The Alibaba Cloud account that you use to perform operations has the CreateTable permission to create MaxCompute tables. For more information about table permissions, see MaxCompute permissions.
A MaxCompute project is created. For more information, see Create a MaxCompute project.
OSS is activated. A bucket and a file directory are created. For more information, see Create a bucket.
Note
MaxCompute is deployed only in specific regions. To prevent a cross-region data connectivity issue, we recommend that you use a bucket in the same region as your MaxCompute project.
Fully managed Flink is activated. For more information, see Activate Realtime Compute for Apache Flink.

Precautions

MaxCompute can only read data from Apache Paimon external tables but cannot write data to Apache Paimon external tables or automatically synchronize the schema changes of Apache Paimon external tables.
Apache Paimon does not support MaxCompute projects for which the schema feature is enabled.
Apache Paimon external tables do not support the clustering attribute.
Apache Paimon external tables do not support features such as querying and backtracking data of historical versions.

Step 1: Upload the Apache Paimon plug-in to your MaxCompute project

You can use one of the following methods to upload the Apache Paimon plug-in to the MaxCompute project.

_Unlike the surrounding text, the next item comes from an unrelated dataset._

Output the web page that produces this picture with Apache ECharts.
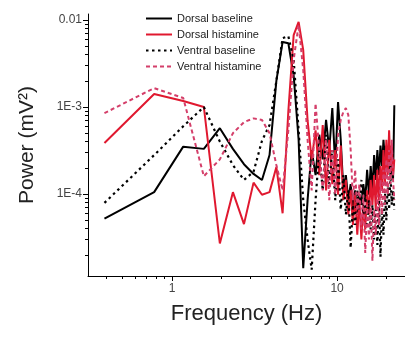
<!DOCTYPE html>
<html>
<head>
<meta charset="utf-8">
<script src="https://cdn.jsdelivr.net/npm/echarts@6/dist/echarts.min.js"></script>
<style>html,body{margin:0;padding:0;background:#fff;}#c{width:405px;height:337px;}</style>
</head>
<body>
<div id="c"></div>
<script>
var freq = [0.39,0.78,1.17,1.56,1.95,2.34,2.73,3.12,3.51,3.9,4.29,4.68,5.07,5.46,5.85,6.24,6.63,7.02,7.41,7.8,8.19,8.58,8.97,9.36,9.75,10.14,10.53,10.92,11.31,11.7,12.09,12.48,12.87,13.26,13.65,14.04,14.43,14.82,15.21,15.6,15.99,16.38,16.77,17.16,17.55,17.94,18.33,18.72,19.11,19.5,19.89,20.28,20.67,21.06,21.45,21.84,22.23];
var dorsalBaseline = [5.2e-5,1.05e-4,3.5e-4,3.3e-4,5.7e-4,3.3e-4,2.2e-4,1.7e-4,1.45e-4,2.8e-4,2.0e-3,5.6e-3,5.4e-3,2.3e-3,4.2e-4,1.4e-5,8.5e-5,3.2e-4,1.65e-4,4.8e-4,2.5e-4,7.1e-4,3.2e-4,9.7e-4,2.1e-4,1.14e-3,4.2e-4,1.1e-4,1.65e-4,8.5e-5,1.3e-4,6.6e-5,1.1e-4,5.8e-5,9.8e-5,7.5e-5,1.3e-4,8.5e-5,1.9e-4,9.8e-5,2.1e-4,1.1e-4,2.8e-4,1.45e-4,3.2e-4,1.65e-4,3.6e-4,2.1e-4,4.2e-4,2.5e-4,3.6e-4,1.9e-4,3.2e-4,1.65e-4,2.5e-4,1.45e-4,1.05e-3];
var dorsalHistamine = [3.86e-4,1.41e-3,1.17e-3,1.0e-3,2.7e-5,1.05e-4,4.5e-5,1.35e-4,9.8e-5,1.05e-4,2.04e-4,6.0e-5,9e-4,6.7e-3,9.5e-3,4.5e-3,7e-4,2.5e-4,5.4e-4,1.65e-4,6.2e-4,1.1e-4,4.2e-4,1.3e-4,3.2e-4,9.8e-5,3.6e-4,8.5e-5,1.45e-4,5.8e-5,1.1e-4,4.4e-5,9.8e-5,3.4e-5,8.5e-5,3.0e-5,7.5e-5,3.9e-5,1.1e-4,5.8e-5,1.45e-4,7.5e-5,1.65e-4,6.6e-5,1.9e-4,8.5e-5,2.1e-4,1.1e-4,3.2e-4,1.3e-4,4.2e-4,1.65e-4,5.4e-4,2.1e-4,3.6e-4,1.65e-4,2.5e-4];
var ventralBaseline = [7.9e-5,2.8e-4,6.0e-4,1.0e-3,4.0e-4,2.15e-4,1.45e-4,1.8e-4,4.1e-4,6.2e-4,2.0e-3,6.2e-3,6.5e-3,3.5e-3,5.4e-4,8.5e-5,3.0e-5,1.35e-5,8.5e-5,3.2e-4,1.1e-4,4.8e-4,1.3e-4,3.2e-4,8.5e-5,2.5e-4,6.6e-5,1.65e-4,5.8e-5,1.1e-4,2.4e-5,7.5e-5,4.4e-5,1.1e-4,6.6e-5,1.45e-4,5.8e-5,9.8e-5,4.4e-5,8.5e-5,3.9e-5,7.5e-5,3.0e-5,6.6e-5,2.6e-5,8.5e-5,1.9e-5,6.6e-5,3.4e-5,1.1e-4,5.0e-5,1.3e-4,6.6e-5,1.65e-4,7.5e-5,1.1e-4,6.6e-5];
var ventralHistamine = [8.5e-4,1.65e-3,1.27e-3,1.6e-4,2.5e-4,5.0e-4,6.7e-4,7.4e-4,7.1e-4,5.0e-4,2.15e-4,1.1e-4,5.4e-4,3.5e-3,8.8e-3,2.65e-3,4.2e-4,1.1e-4,1.1e-3,3.2e-4,1.1e-4,4.2e-4,8.5e-5,3.2e-4,9.8e-5,4.8e-4,7.1e-4,8.8e-4,9.7e-4,8.1e-4,3.2e-4,8.5e-5,1.9e-4,5.8e-5,1.3e-4,3.9e-5,9.8e-5,2.1e-5,7.5e-5,3.0e-5,8.5e-5,1.7e-5,6.6e-5,3.4e-5,9.8e-5,4.4e-5,1.45e-4,5.8e-5,1.9e-4,7.5e-5,2.5e-4,9.8e-5,3.2e-4,1.3e-4,4.2e-4,1.45e-4,8.5e-5];
var seriesNames = ['Dorsal baseline','Dorsal histamine','Ventral baseline','Ventral histamine'];
var yMajorLabels = {'0.0001':'1E-4','0.001':'1E-3','0.01':'0.01'};
var yMinor = [2e-5,3e-5,4e-5,5e-5,6e-5,7e-5,8e-5,9e-5,2e-4,3e-4,4e-4,5e-4,6e-4,7e-4,8e-4,9e-4,2e-3,3e-3,4e-3,5e-3,6e-3,7e-3,8e-3,9e-3];
var xMinor = [0.4,0.5,0.6,0.7,0.8,0.9,2,3,4,5,6,7,8,9,20];

function pairs(ys){ return freq.map(function(f,i){ return [f, ys[i]]; }); }
// tick positions for the ticks-only helper axes, in decades above the axis minimum
function rel(a, lo){ return a.map(function(v){ return Math.log10(v) - Math.log10(lo); }); }

var chart = echarts.init(document.getElementById('c'));
var YMIN = 1.14e-5, YMAX = 0.01173, XMIN = 0.31, XMAX = 25.8;
var font = 'Arial, "Liberation Sans", sans-serif';
chart.setOption({
  animation: false,
  backgroundColor: '#fff',
  grid: {left: 88, right: 0, top: 14, bottom: 61},
  legend: {
    orient: 'vertical', left: 140, top: 8, itemWidth: 26, itemHeight: 10, itemGap: 5,
    textStyle: {fontSize: 11, color: '#222', fontFamily: font},
    itemStyle: {opacity: 0},
    data: seriesNames
  },
  xAxis: [{
    type: 'log', logBase: 10, min: XMIN, max: XMAX, position: 'bottom',
    name: 'Frequency (Hz)', nameLocation: 'middle', nameGap: 27,
    nameTextStyle: {fontSize: 22, color: '#222', fontFamily: font},
    axisLine: {show: true, onZero: false, lineStyle: {color: '#000', width: 1}},
    axisTick: {show: true, length: 5, lineStyle: {color: '#000'}},
    axisLabel: {show: true, fontSize: 12, color: '#444', fontFamily: font, margin: 7, showMinLabel: false, showMaxLabel: false},
    splitLine: {show: false}, minorTick: {show: false}
  },{
    type: 'value', min: 0, max: Math.log10(XMAX) - Math.log10(XMIN), position: 'bottom',
    axisLine: {show: false, onZero: true, onZeroAxisIndex: 1},
    axisTick: {show: true, length: 3, customValues: rel(xMinor, XMIN), lineStyle: {color: '#000'}},
    axisLabel: {show: false}, splitLine: {show: false}
  }],
  yAxis: [{
    type: 'log', logBase: 10, min: YMIN, max: YMAX, position: 'left',
    name: 'Power (mV²)', nameLocation: 'middle', nameGap: 50,
    nameTextStyle: {fontSize: 21, color: '#222', fontFamily: font},
    axisLine: {show: true, onZero: false, lineStyle: {color: '#000', width: 1}},
    axisTick: {show: true, length: 5, lineStyle: {color: '#000'}},
    axisLabel: {show: true, fontSize: 12, color: '#444', fontFamily: font, margin: 6, showMinLabel: false, showMaxLabel: false,
      formatter: function(v){ var k = String(+(+v).toPrecision(3)); return yMajorLabels[k] || ''; }},
    splitLine: {show: false}
  },{
    type: 'value', min: 0, max: Math.log10(YMAX) - Math.log10(YMIN), position: 'left',
    axisLine: {show: false, onZero: true, onZeroAxisIndex: 1},
    axisTick: {show: true, length: 3, customValues: rel(yMinor, YMIN), lineStyle: {color: '#000'}},
    axisLabel: {show: false}, splitLine: {show: false}
  }],
  series: [
    {name: seriesNames[0], type: 'line', data: pairs(dorsalBaseline), showSymbol: false, symbol: 'none',
     lineStyle: {color: '#000', width: 2, type: 'solid'}, itemStyle: {color: '#000'}},
    {name: seriesNames[1], type: 'line', data: pairs(dorsalHistamine), showSymbol: false, symbol: 'none',
     lineStyle: {color: '#e0182f', width: 2, type: 'solid'}, itemStyle: {color: '#e0182f'}},
    {name: seriesNames[2], type: 'line', data: pairs(ventralBaseline), showSymbol: false, symbol: 'none',
     lineStyle: {color: '#000', width: 2.2, type: [2.5, 3.5]}, itemStyle: {color: '#000'}},
    {name: seriesNames[3], type: 'line', data: pairs(ventralHistamine), showSymbol: false, symbol: 'none',
     lineStyle: {color: '#d43f6a', width: 2, type: [4, 3]}, itemStyle: {color: '#d43f6a'}},
    {type: 'line', xAxisIndex: 1, yAxisIndex: 1, data: [], silent: true}
  ]
});
</script>
</body>
</html>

Use the MaxCompute client (odpscmd)

Access the MaxCompute project on the MaxCompute client (odpscmd) and run the following code to upload the paimon_maxcompute_connector.jar package to the MaxCompute project:

ADD JAR <path_to_paimon_maxcompute_connector.jar>;

Use the DataWorks console

Log on to the DataWorks console. In the left-side navigation pane, click Workspace. On the Workspaces page, find the desired workspace and choose Shortcuts > Data Development in the Actions column.
On the DataStudio page, click Create and choose Create Resource > JAR.
In the Create Resource dialog box, configure the parameters, upload the paimon_maxcompute_connector.jar package, and then click Create. For more information about how to create a resource, see Step 1: Create a resource or upload an existing resource.
After the resource is created, click the icon on the toolbar on the configuration tab of the resource to commit the resource to the development environment.

Step 2: Create an Apache Paimon external table by using Realtime Compute for Apache Flink

The best practice in this topic is performed based on Realtime Compute for Apache Flink. Realtime Compute for Apache Flink writes data of Apache Paimon files to OSS. An Apache Paimon catalog is created in the Realtime Compute for Apache Flink console, and an Apache Paimon table that can be used by MaxCompute to read the data of Apache Paimon files in OSS is created in the Apache Paimon catalog. Then, MaxCompute uses the Apache Paimon table as an external table to read the Apache Paimon data that is stored in OSS.

Log on to the Realtime Compute for Apache Flink console and create a script. For more information about how to create a script, see Create a script.

In the script editing section of the Scripts tab, enter the catalog code and parameter values, select the code, and then click Run.

CREATE CATALOG `<catalog name>` WITH (
 'type' = 'paimon',
  'metastore' = 'maxcompute',
  'warehouse' = '<warehouse>',
  'maxcompute.endpoint' = '<maxcompute.endpoint>',
  'maxcompute.project' = '<maxcompute.project>',
  'maxcompute.accessid' = '<maxcompute.accessid>',
  'maxcompute.accesskey' = '<maxcompute.accesskey>',
  'maxcompute.oss.endpoint' = '<maxcompute.oss.endpoint>',
  'fs.oss.endpoint' = '<fs.oss.endpoint>',
  'fs.oss.accessKeyId' = '<fs.oss.accessKeyId>',
  'fs.oss.accessKeySecret' = '<fs.oss.accessKeySecret>'
);

The following table describes the parameters in the code.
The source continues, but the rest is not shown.